In general, macrophages inhibit bacterial multiplication through various methods, which include a method in which phagolysosome formed by the fusion of phagosome with lysosome uses protease in the lysosome to remove microorganisms and a method in which bactericidal reactive oxygen and nitrogen species secreted by IFN-γ stimulation remove microorganisms. The reactive nitrogen species is the key material in innate immunity. The reactive nitrogen species contains NO and its derivatives. NO is produced from the degradation of L-arginine by inducible nitric oxide synthase (iNOS). NO derivatives, such as HNO2 and HNO3, play an important role in the control of intracellular parasitic bacteria such as Mycobacterium tuberculosis and the like, or cancer cells. Here, Mycobacterium tuberculosis survives against various bactericidal mechanisms of macrophages, causing diseases in hosts.
Meanwhile, carboxydobacteria are a group of bacteria which are able to grow by using carbon monoxide (CO) as the sole energy and carbon source. The main enzyme for the oxidation of CO in the carboxydobacteria is CO-DH. CO-DH oxidizes CO into carbon dioxide (CO2) to generate two electrons by using water as an oxidant. Here, CO2 is converted into cellular components through the Calvin cycle, and the electrons are used to energy production through oxidative phosphorylation in the electron transport chain.
It was recently founded that Mycobacterium sp. strain JC1, which is evolutionarily far away from the known carboxydobacteria, has CO-DH activity, and CO-DH genes were cloned and DNA-sequenced therefrom. This facilitates the study of CO-DH activities for various species of the genus Mycobacterium, and it was found that, besides Mycobacterium sp. strain JC1, many species exhibit CO-DH activity. In addition, gene sequencing of some of the previously identified mycobacteria, including Mycobacterium tuberculosis H37Rv, revealed that open reading frames (OFRs) similar to those of the CO-DH genes of Mycobacterium sp. strain JC1 are conserved in these bacteria. In CO-DH genes of the mycobacteria, three genes seem to be clustered in the order of cutB-cutC-cutA to constitute one operon.

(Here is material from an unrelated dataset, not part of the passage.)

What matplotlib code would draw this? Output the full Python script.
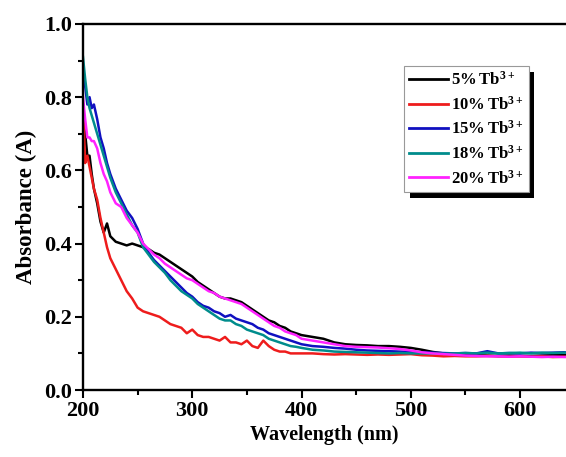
import matplotlib
matplotlib.use("Agg")
import matplotlib.pyplot as plt
import matplotlib.patheffects as pe
from matplotlib.ticker import MultipleLocator, FormatStrFormatter

plt.rcParams['font.family'] = ['Liberation Serif', 'DejaVu Serif']
plt.rcParams['font.weight'] = 'bold'
plt.rcParams['mathtext.fontset'] = 'custom'
plt.rcParams['mathtext.rm'] = 'Liberation Serif:bold'
plt.rcParams['mathtext.bf'] = 'Liberation Serif:bold'

wavelength = [200, 202, 204, 206, 208, 210, 213, 216, 219, 222, 225,
              230, 235, 240, 245, 250, 255, 260, 265, 270, 275, 280, 285, 290, 295, 300,
              305, 310, 315, 320, 325, 330, 335, 340, 345, 350, 355, 360, 365, 370,
              375, 380, 385, 390, 395, 400,
              410, 420, 430, 440, 450, 460, 470, 480, 490, 500, 510, 520, 530, 540,
              550, 560, 570, 580, 590, 600, 610, 620, 630, 640, 645]

tb5 = [0.74, 0.70, 0.64, 0.64, 0.59, 0.55, 0.51, 0.46, 0.43, 0.455, 0.42,
       0.405, 0.40, 0.395, 0.40, 0.395, 0.39, 0.385, 0.375, 0.37, 0.36, 0.35, 0.34, 0.33, 0.32, 0.31,
       0.295, 0.285, 0.275, 0.265, 0.255, 0.25, 0.25, 0.245, 0.24, 0.23, 0.22, 0.21, 0.20, 0.19,
       0.185, 0.175, 0.17, 0.16, 0.155, 0.15,
       0.145, 0.14, 0.13, 0.125, 0.123, 0.122, 0.12, 0.12, 0.118, 0.115, 0.11, 0.104, 0.10, 0.098,
       0.096, 0.095, 0.094, 0.093, 0.094, 0.093, 0.093, 0.094, 0.095, 0.095, 0.095]

tb10 = [0.78, 0.62, 0.64, 0.61, 0.58, 0.55, 0.52, 0.47, 0.43, 0.39, 0.36,
        0.33, 0.30, 0.27, 0.25, 0.225, 0.215, 0.21, 0.205, 0.20, 0.19, 0.18, 0.175, 0.17, 0.155, 0.165,
        0.15, 0.145, 0.145, 0.14, 0.135, 0.145, 0.13, 0.13, 0.125, 0.135, 0.12, 0.115, 0.135, 0.12,
        0.11, 0.105, 0.105, 0.10, 0.10, 0.10,
        0.10, 0.098, 0.097, 0.098, 0.097, 0.096, 0.097, 0.096, 0.097, 0.098, 0.095, 0.094, 0.092, 0.093,
        0.092, 0.092, 0.093, 0.092, 0.091, 0.092, 0.091, 0.092, 0.090, 0.091, 0.091]

tb15 = [0.88, 0.83, 0.78, 0.80, 0.77, 0.78, 0.74, 0.69, 0.66, 0.62, 0.59,
        0.55, 0.52, 0.49, 0.47, 0.44, 0.40, 0.375, 0.355, 0.34, 0.325, 0.31, 0.295, 0.28, 0.265, 0.255,
        0.24, 0.23, 0.225, 0.215, 0.21, 0.20, 0.205, 0.195, 0.19, 0.185, 0.18, 0.17, 0.165, 0.155,
        0.15, 0.145, 0.14, 0.135, 0.13, 0.125,
        0.12, 0.118, 0.115, 0.113, 0.11, 0.108, 0.107, 0.106, 0.105, 0.104, 0.103, 0.102, 0.101, 0.10,
        0.101, 0.10, 0.106, 0.10, 0.101, 0.10, 0.102, 0.101, 0.102, 0.103, 0.102]

tb18 = [0.91, 0.85, 0.80, 0.77, 0.75, 0.73, 0.70, 0.67, 0.64, 0.61, 0.58,
        0.54, 0.51, 0.48, 0.45, 0.43, 0.39, 0.37, 0.35, 0.335, 0.32, 0.30, 0.285, 0.27, 0.26, 0.25,
        0.235, 0.225, 0.215, 0.205, 0.195, 0.19, 0.19, 0.18, 0.175, 0.165, 0.16, 0.155, 0.15, 0.14,
        0.135, 0.13, 0.125, 0.12, 0.118, 0.115,
        0.11, 0.108, 0.105, 0.104, 0.103, 0.102, 0.101, 0.10, 0.101, 0.10, 0.10, 0.10, 0.099, 0.10,
        0.101, 0.10, 0.102, 0.10, 0.101, 0.102, 0.10, 0.102, 0.101, 0.102, 0.102]

tb20 = [0.80, 0.74, 0.69, 0.69, 0.68, 0.68, 0.66, 0.62, 0.59, 0.57, 0.54,
        0.51, 0.50, 0.47, 0.45, 0.43, 0.40, 0.385, 0.37, 0.36, 0.345, 0.335, 0.325, 0.315, 0.305, 0.30,
        0.29, 0.28, 0.27, 0.265, 0.255, 0.25, 0.245, 0.24, 0.235, 0.225, 0.215, 0.205, 0.195, 0.185,
        0.175, 0.17, 0.16, 0.155, 0.15, 0.14,
        0.135, 0.13, 0.125, 0.12, 0.118, 0.117, 0.116, 0.114, 0.112, 0.108, 0.103, 0.10, 0.098, 0.096,
        0.094, 0.093, 0.092, 0.092, 0.091, 0.092, 0.091, 0.090, 0.091, 0.090, 0.090]

series = [tb5, tb10, tb15, tb18, tb20]
labels = [r'$\mathbf{5\%\,Tb^{3+}}$', r'$\mathbf{10\%\,Tb^{3+}}$', r'$\mathbf{15\%\,Tb^{3+}}$',
          r'$\mathbf{18\%\,Tb^{3+}}$', r'$\mathbf{20\%\,Tb^{3+}}$']
colors = ['black', '#ee1c1c', '#1010c0', '#008c8c', '#ff22ff']

fig = plt.figure(figsize=(5.66, 4.57), dpi=100)
ax = fig.add_axes([0.1466, 0.1466, 0.8534, 0.801])

for y, lab, c in zip(series, labels, colors):
    ax.plot(wavelength, y, color=c, lw=1.8, label=lab)

ax.set_xlim(200, 642)
ax.set_ylim(0, 1.0)
ax.xaxis.set_major_locator(MultipleLocator(100))
ax.xaxis.set_minor_locator(MultipleLocator(50))
ax.yaxis.set_major_locator(MultipleLocator(0.2))
ax.yaxis.set_minor_locator(MultipleLocator(0.1))
ax.yaxis.set_major_formatter(FormatStrFormatter('%.1f'))
ax.tick_params(which='major', direction='out', length=6, width=1.5, labelsize=16, pad=2)
ax.tick_params(which='minor', direction='out', length=3.5, width=1.5)
ax.tick_params(top=False, right=False)
for s in ['left', 'bottom', 'top']:
    ax.spines[s].set_linewidth(1.7)
ax.spines['right'].set_visible(False)

ax.set_xlabel('Wavelength (nm)', fontsize=14.5, fontweight='bold', labelpad=3)
ax.set_ylabel('Absorbance (A)', fontsize=16.5, fontweight='bold', labelpad=5)

leg = ax.legend(loc='upper left', bbox_to_anchor=(0.665, 0.885), borderaxespad=0,
                fancybox=False, frameon=True, framealpha=1.0, fontsize=12, handlelength=2.3,
                handletextpad=0.2, labelspacing=0.4, borderpad=0.3)
frame = leg.get_frame()
frame.set_facecolor('white')
frame.set_edgecolor('#999999')
frame.set_linewidth(0.8)
frame.set_path_effects([pe.SimplePatchShadow(offset=(4, -4), shadow_rgbFace='black', alpha=1.0),
                        pe.Normal()])
for line in leg.get_lines():
    line.set_linewidth(2.0)

plt.savefig("out.png", dpi=100)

In addition, CO-DH activity on NO was studied from the understanding of structural similarity between CO and NO used as substrates of CO-DH. As a result, it was observed that CO-DH also possesses activity of nitric oxide dehydrogenase (NO-DH) that uses NO as a substrate.
Based on the existing studies, in order to find the relation between NO-DH activity that is exhibited by CO-DH and the intramacrophage survival mechanism of Mycobacterium tuberculosis, the present inventors constructed mutants of several species of mycobacteria including Mycobacterium tuberculosis H37Rv with respect to CO-DH genes, and established intramacrophage survival-associated characteristics of the mutants.
As a result, in the case of Mycobacterium tuberculosis H37Rv, CO-DH activity was observed in only the wild type but not the mutant. Further, it was verified that the intramacrophage survival rate was remarkably reduced in the mutant of Mycobacterium tuberculosis H37Rv as compared with the wild type.
These results present a new approach to safe antitubercular agents capable of promoting a complete cure of tuberculosis and reducing tissue damages by inhibiting metabolisms associated with the survival of Mycobacterium tuberculosis to suppress survival and growth of Mycobacterium tuberculosis. 
Throughout the entire specification, many papers and patent documents are referenced and their citations are represented. The disclosures of cited papers and patent documents are entirely incorporated by reference into the present specification, and the level of the technical field within which the present invention falls and details of the present invention are explained more clearly.